Dicho convenio fue completado al poco tiempo por tres declaraciones conjuntas: sobre la cooperación en el sector energético; otra más, en materia de seguridad nuclear, y sobre el ingreso de la Federación Rusa en la OMC.
Respecto a este último punto, los presidentes reiteraron la intención de finalizar el proceso de sendas negociaciones en el presente año. También se acordó la creación de un grupo de expertos, co-presidido por los jefes de las agencias nucleares de Rusia y EE.UU., para la prevención del terrorismo nuclear.
Se supone que para el próximo 1 de julio, el grupo habrá presentado su primer informe a Putin y Bush, y que a futuro va a hacerlo regularmente.
Aunque parezca sorprendente, la parte visible de la cumbre no ha contenido polémicas acerca de la «involución democrática en Rusia».
Ambos presidentes hablaron, seguramente, del tema pero Vladímir Putin, a juzgar por todo, consiguió convencerle a su interlocutor de que mantiene la adhesión a los principios de la democracia. Por lo menos, al intervenir en la conferencia de prensa conjunta al término de la reunión, Bush prácticamente elogió a su «amigo Vladímir» por el fomento de la democracia en Rusia.

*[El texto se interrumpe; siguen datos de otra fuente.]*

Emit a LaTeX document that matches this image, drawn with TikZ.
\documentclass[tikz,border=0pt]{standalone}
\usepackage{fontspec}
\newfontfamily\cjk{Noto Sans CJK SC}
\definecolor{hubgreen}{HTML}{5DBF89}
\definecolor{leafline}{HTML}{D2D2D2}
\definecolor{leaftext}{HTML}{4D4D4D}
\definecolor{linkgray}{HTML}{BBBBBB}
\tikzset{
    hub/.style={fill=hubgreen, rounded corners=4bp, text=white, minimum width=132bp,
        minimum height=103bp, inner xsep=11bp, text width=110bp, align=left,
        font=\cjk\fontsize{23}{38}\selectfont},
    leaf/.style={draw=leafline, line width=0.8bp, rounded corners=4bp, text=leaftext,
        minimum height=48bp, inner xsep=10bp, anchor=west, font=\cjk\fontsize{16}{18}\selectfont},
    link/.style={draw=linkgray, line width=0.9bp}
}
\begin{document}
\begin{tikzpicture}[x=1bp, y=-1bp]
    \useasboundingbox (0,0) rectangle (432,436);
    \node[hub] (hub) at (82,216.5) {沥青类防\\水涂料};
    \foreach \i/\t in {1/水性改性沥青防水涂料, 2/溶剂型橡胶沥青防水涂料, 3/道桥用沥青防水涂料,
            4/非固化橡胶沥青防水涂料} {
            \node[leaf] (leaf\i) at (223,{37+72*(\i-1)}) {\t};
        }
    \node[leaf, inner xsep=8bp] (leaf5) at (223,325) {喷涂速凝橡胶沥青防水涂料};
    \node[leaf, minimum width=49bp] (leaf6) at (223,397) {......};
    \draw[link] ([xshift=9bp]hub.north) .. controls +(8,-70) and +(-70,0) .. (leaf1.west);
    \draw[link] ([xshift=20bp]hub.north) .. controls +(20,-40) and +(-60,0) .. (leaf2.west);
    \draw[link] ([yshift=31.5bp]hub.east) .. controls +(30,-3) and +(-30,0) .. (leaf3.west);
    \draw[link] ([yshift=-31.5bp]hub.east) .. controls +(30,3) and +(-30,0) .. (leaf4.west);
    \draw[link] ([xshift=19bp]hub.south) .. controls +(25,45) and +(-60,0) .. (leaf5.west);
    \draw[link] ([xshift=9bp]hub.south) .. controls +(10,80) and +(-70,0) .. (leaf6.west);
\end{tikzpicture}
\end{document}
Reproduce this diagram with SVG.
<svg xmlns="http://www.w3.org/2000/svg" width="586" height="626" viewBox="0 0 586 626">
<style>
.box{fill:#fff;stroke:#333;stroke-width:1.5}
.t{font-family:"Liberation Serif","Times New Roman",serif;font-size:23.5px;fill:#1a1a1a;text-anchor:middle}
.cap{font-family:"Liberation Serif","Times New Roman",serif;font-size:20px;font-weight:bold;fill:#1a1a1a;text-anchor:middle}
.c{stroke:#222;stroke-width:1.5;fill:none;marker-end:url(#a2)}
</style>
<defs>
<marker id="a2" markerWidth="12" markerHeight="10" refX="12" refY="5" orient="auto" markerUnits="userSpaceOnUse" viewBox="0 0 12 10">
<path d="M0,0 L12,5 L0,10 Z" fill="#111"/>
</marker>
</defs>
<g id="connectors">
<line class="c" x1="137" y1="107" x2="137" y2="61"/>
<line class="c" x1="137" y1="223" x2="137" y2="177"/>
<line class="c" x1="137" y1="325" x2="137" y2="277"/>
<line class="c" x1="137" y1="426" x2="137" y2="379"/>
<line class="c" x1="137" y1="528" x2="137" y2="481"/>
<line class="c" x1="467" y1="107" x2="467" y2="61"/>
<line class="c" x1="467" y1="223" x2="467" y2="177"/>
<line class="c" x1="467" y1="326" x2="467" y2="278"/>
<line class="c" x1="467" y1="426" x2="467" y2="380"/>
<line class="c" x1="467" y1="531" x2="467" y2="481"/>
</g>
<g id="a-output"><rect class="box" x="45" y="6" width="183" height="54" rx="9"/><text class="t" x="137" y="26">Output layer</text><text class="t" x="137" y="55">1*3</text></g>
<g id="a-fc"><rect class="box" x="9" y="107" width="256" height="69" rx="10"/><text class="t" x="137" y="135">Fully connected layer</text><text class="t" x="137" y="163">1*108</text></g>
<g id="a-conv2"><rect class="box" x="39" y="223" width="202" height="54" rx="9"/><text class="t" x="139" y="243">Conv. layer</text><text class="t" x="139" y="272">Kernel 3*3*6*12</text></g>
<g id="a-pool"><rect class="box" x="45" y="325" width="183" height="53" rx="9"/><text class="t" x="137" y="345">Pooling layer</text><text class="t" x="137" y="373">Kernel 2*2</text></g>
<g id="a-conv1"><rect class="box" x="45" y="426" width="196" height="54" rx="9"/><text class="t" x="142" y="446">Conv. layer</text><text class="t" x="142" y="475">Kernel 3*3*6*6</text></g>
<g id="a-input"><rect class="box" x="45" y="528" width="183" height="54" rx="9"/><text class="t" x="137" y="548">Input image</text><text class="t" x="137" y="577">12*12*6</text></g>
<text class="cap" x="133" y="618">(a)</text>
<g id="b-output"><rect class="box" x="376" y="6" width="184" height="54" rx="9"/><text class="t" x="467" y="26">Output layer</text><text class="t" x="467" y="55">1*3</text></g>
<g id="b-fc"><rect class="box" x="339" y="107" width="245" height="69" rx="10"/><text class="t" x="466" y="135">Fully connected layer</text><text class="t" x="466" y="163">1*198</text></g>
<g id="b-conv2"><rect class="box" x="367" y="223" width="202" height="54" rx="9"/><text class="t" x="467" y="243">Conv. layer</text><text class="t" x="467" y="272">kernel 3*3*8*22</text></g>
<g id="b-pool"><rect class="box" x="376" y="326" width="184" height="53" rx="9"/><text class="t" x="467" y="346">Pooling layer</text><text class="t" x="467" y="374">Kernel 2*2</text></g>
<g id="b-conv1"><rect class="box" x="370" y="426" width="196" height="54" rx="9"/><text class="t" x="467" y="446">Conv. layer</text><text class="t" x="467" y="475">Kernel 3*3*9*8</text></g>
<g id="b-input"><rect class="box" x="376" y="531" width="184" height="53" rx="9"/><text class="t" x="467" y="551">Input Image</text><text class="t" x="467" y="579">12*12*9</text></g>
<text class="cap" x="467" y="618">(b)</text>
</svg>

A su vez, Putin aclaró que «hace 14 años, Rusia optó por cuenta propia a favor de la democracia» y que ésta, según él mismo cree sinceramente, «debería desarrollarse de forma adecuada a la historia y a la tradición rusas» y «no implicar una desintegración del Estado ni la pauperización del pueblo».
Las profecías de mal agüero por parte de escépticos, quienes vaticinaban una cumbre confrontacionista, se han incumplido. George W. Bush sugirió a los críticos no sólo prestar más atención a las declaraciones de Vladímir Putin sobre el destino de la democracia rusa sino también darles crédito. La reunión de Bratislava pasará a la historia como un modelo de la discreción y entendimiento mutuo en las relaciones entre los líderes de ambas potencias.
Su éxito testimonia que la asociación estratégica ruso-estadounidense puede y va a desarrollarse a pesar de todas las pruebas, tanto las actuales como aquellas que aún están por delante.